Ethan snorted, then he laughed so hard she had to grab the wheel to stop them from hitting an eighteen-wheeler head-on.
“Dammit, Ethan! Pull over.”
He did, still laughing. He didn’t know what was funny anymore. Or even if it had been funny. He just felt like laughing, the sound bubbling out before he could stop it. His sides hurt, those vile snakes slithering around, but he couldn’t stop.
She got out of the car and paced, swearing. Ethan couldn’t hear her words, but he recognized the body language, her clenched fists, that look on her face that said, I could kill.
It made him laugh harder.
His door opened.
“Move over.”
He couldn’t talk. Tears ran down his face. She unbuckled his seat belt, pushed him over, and got into the driver’s seat. “You bastard! Driving like that, you’re going to get us pulled over. Stupid fool.”
She pulled back into traffic. Ethan’s laughter began to subside when he pissed in his shorts.
“Whoops,” he said, giggling.
“We’re staying in Benson for the night. You need sleep. I need sleep.”
“Let’s go back to Hidalgo and kill Cardenas.”
She didn’t answer.
“I don’t need you.” He pouted and crossed his arms. He stared straight ahead. The endless road widened and shrunk in front of him. The cars passed and he kept turning to look. His fingers began to tap. He shuffled in his seat, rolled the window up and down. Up and down.
“I have to drive.”
“We’re almost there. Less than ten miles.”
“I can’t sit. Not here. Not doing nothing. I have to drive. Please. And we’ll go back to Texas.”
“Ethan, I’m not missing this opportunity with General Hackett. It’s all set up. We can go back to Hidalgo after.”
“Really?” He brightened. “I can poke the priest?”
“Yes.”
“I knew you’d see it my way. We can’t leave the job undone, right?”

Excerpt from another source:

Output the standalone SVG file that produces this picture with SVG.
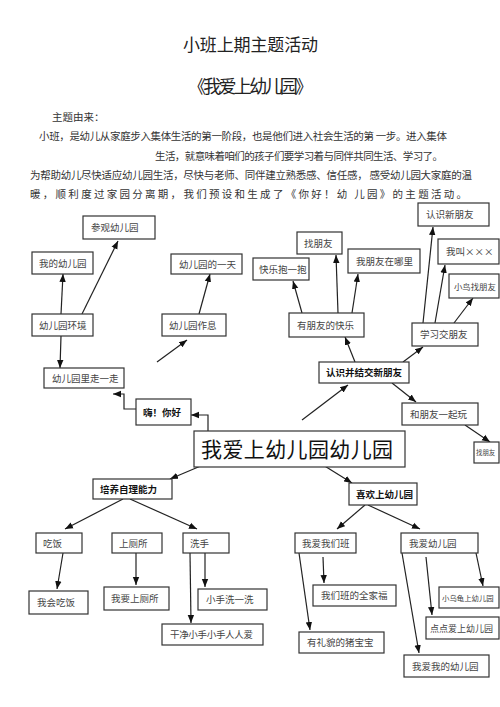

“You’re absolutely right, Ethan.”
Karin stared at the road, trying to tamp down on her anger. She wanted to kill Ethan in the worst way. She couldn’t look at him. He was almost over the edge permanently. She’d saved his life at least a half dozen times over the past two years, three of them in the last six months. His hold on reality had been diminishing, though it had been tenuous from the moment they’d hooked up.
She’d been working in a gym in New York City, trying to forget how screwed up her life was, when Ethan came in. He’d been ordered to exercise by his doctor to work the muscles that had weakened while he’d been tortured. At the time she didn’t know what had happened to him, had assumed he’d been in some sort of accident. But she quickly saw in Ethan a quiet lunacy that she could use. And when she learned of his skill with needles … a plan was born.
She gradually pulled him away from his shrink, away from his doctor. Karin became Ethan’s caregiver. She gave him everything he needed-someone to talk to, someone to fuck, someone who cooked for him and cleaned up after him, someone who stopped him from killing himself. She gave him a purpose: torture those who had left him to die. “An eye for an eye, Ethan. You do to them what was done to you. Then you’ll be healed.”